Skip all pictures. Write out the data below from its first line through the line that contains "0.24, 0.05, 0, 0, 0, 0];".
########
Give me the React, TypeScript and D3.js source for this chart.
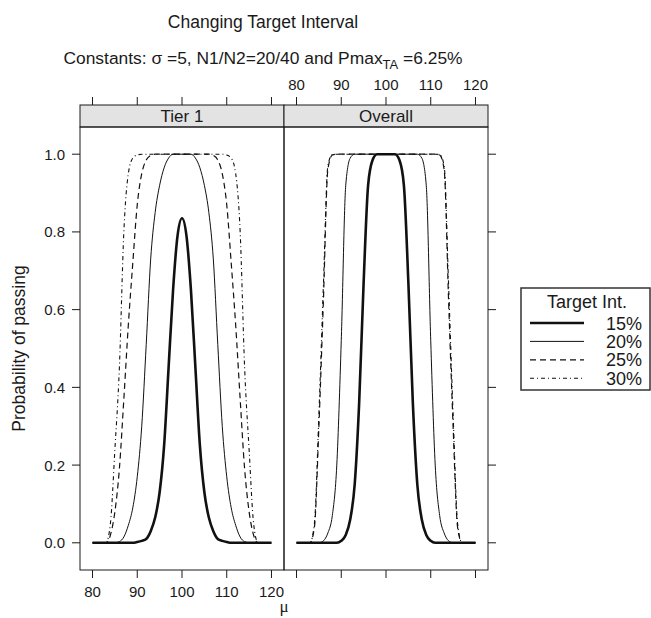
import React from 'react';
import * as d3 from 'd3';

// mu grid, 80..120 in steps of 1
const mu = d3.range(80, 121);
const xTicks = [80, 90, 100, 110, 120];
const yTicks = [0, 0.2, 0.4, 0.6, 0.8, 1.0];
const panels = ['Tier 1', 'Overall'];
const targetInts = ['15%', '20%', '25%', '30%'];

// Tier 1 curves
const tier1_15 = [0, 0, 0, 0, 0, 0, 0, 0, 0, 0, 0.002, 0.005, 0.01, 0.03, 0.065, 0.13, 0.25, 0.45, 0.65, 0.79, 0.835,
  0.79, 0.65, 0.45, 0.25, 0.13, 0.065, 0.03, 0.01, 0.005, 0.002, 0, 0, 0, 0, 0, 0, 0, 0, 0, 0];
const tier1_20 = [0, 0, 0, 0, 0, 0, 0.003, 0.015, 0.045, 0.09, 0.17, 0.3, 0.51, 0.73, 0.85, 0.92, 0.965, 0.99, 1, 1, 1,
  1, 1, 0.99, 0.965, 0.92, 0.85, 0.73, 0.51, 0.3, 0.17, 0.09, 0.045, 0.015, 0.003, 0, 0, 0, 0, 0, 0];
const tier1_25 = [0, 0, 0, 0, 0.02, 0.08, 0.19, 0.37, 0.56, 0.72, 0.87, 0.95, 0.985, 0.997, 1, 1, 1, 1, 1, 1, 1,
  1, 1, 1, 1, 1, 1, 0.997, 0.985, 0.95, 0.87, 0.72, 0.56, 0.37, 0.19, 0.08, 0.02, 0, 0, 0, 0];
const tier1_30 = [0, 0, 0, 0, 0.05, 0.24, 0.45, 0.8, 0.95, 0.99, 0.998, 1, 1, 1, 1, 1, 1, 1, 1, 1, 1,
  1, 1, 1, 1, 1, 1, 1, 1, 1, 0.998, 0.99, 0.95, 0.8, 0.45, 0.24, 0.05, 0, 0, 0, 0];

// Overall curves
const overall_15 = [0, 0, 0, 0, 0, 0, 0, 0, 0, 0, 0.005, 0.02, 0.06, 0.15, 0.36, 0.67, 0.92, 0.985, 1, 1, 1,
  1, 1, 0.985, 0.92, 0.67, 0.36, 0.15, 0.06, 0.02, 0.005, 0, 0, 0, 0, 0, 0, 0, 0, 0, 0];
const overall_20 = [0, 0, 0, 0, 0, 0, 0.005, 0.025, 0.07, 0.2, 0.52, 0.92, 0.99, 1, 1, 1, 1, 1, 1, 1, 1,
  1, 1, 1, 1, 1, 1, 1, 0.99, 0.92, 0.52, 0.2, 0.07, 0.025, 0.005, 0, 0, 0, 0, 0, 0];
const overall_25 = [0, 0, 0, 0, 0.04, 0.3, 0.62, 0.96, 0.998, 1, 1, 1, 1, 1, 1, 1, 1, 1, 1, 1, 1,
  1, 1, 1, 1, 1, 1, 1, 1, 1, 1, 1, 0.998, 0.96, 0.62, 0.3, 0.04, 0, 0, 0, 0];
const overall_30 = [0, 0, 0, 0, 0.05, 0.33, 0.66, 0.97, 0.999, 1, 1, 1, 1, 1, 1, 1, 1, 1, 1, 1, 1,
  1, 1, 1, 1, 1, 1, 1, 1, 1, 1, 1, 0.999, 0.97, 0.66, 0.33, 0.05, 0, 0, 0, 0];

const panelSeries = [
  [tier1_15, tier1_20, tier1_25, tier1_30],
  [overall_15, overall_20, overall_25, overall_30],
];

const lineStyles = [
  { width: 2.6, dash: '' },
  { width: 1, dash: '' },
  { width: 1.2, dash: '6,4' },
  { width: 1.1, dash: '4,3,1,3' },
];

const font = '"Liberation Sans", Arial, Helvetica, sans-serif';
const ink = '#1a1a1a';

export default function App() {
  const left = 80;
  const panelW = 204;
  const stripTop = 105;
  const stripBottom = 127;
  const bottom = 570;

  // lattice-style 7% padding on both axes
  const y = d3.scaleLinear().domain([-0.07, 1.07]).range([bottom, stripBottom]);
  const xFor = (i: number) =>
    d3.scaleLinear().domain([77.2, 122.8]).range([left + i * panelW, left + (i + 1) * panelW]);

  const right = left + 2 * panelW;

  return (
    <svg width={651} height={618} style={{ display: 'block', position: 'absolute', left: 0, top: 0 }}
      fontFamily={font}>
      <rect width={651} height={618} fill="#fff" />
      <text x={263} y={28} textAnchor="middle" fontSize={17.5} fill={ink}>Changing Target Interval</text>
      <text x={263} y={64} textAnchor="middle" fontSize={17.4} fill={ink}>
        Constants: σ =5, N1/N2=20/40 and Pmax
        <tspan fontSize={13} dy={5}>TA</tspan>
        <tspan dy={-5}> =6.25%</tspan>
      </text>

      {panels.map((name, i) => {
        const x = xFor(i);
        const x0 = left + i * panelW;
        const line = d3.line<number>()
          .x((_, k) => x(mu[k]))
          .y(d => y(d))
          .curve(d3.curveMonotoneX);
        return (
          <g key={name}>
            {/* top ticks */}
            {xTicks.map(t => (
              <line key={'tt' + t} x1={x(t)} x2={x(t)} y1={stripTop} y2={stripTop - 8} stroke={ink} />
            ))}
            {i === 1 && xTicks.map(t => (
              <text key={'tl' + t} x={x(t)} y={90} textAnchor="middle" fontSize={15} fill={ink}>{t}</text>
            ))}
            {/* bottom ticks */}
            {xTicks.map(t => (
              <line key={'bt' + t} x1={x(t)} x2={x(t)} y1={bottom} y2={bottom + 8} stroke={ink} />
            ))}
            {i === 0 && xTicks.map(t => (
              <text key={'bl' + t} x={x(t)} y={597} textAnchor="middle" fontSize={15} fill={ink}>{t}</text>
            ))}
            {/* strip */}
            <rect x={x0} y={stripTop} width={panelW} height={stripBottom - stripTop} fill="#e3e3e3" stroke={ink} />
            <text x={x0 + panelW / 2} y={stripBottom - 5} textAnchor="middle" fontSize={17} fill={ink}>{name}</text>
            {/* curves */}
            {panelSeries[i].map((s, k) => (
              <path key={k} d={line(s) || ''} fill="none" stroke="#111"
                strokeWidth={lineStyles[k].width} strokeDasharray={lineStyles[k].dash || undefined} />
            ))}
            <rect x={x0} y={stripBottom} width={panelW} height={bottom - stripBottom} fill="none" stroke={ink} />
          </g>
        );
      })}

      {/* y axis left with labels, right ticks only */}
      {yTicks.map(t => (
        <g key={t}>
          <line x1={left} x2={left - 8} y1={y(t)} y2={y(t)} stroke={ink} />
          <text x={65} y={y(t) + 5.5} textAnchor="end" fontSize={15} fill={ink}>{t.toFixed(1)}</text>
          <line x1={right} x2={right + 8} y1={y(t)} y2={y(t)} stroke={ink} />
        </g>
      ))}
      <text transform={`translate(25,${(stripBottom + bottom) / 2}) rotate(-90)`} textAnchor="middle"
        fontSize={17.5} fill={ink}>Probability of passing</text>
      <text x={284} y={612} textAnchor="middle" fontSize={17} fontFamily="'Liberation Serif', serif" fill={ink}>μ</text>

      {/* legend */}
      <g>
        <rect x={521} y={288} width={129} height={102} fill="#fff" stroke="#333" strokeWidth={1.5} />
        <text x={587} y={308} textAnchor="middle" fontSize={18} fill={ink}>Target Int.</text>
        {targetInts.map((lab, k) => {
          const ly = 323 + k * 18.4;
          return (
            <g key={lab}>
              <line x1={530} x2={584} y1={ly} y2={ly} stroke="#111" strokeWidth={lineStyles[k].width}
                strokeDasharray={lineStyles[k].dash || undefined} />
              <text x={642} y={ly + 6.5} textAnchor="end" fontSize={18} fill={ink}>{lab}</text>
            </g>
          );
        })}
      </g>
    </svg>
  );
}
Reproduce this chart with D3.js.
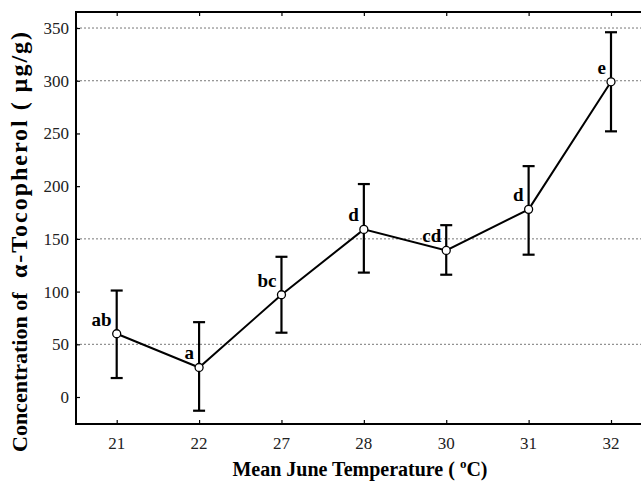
########
**TASK RESULT**.
Give me the React, TypeScript and D3.js source for this chart.
import React from 'react';
import * as d3 from 'd3';

// mu grid, 80..120 in steps of 1
const mu = d3.range(80, 121);
const xTicks = [80, 90, 100, 110, 120];
const yTicks = [0, 0.2, 0.4, 0.6, 0.8, 1.0];
const panels = ['Tier 1', 'Overall'];
const targetInts = ['15%', '20%', '25%', '30%'];

// Tier 1 curves
const tier1_15 = [0, 0, 0, 0, 0, 0, 0, 0, 0, 0, 0.002, 0.005, 0.01, 0.03, 0.065, 0.13, 0.25, 0.45, 0.65, 0.79, 0.835,
  0.79, 0.65, 0.45, 0.25, 0.13, 0.065, 0.03, 0.01, 0.005, 0.002, 0, 0, 0, 0, 0, 0, 0, 0, 0, 0];
const tier1_20 = [0, 0, 0, 0, 0, 0, 0.003, 0.015, 0.045, 0.09, 0.17, 0.3, 0.51, 0.73, 0.85, 0.92, 0.965, 0.99, 1, 1, 1,
  1, 1, 0.99, 0.965, 0.92, 0.85, 0.73, 0.51, 0.3, 0.17, 0.09, 0.045, 0.015, 0.003, 0, 0, 0, 0, 0, 0];
const tier1_25 = [0, 0, 0, 0, 0.02, 0.08, 0.19, 0.37, 0.56, 0.72, 0.87, 0.95, 0.985, 0.997, 1, 1, 1, 1, 1, 1, 1,
  1, 1, 1, 1, 1, 1, 0.997, 0.985, 0.95, 0.87, 0.72, 0.56, 0.37, 0.19, 0.08, 0.02, 0, 0, 0, 0];
const tier1_30 = [0, 0, 0, 0, 0.05, 0.24, 0.45, 0.8, 0.95, 0.99, 0.998, 1, 1, 1, 1, 1, 1, 1, 1, 1, 1,
  1, 1, 1, 1, 1, 1, 1, 1, 1, 0.998, 0.99, 0.95, 0.8, 0.45, 0.24, 0.05, 0, 0, 0, 0];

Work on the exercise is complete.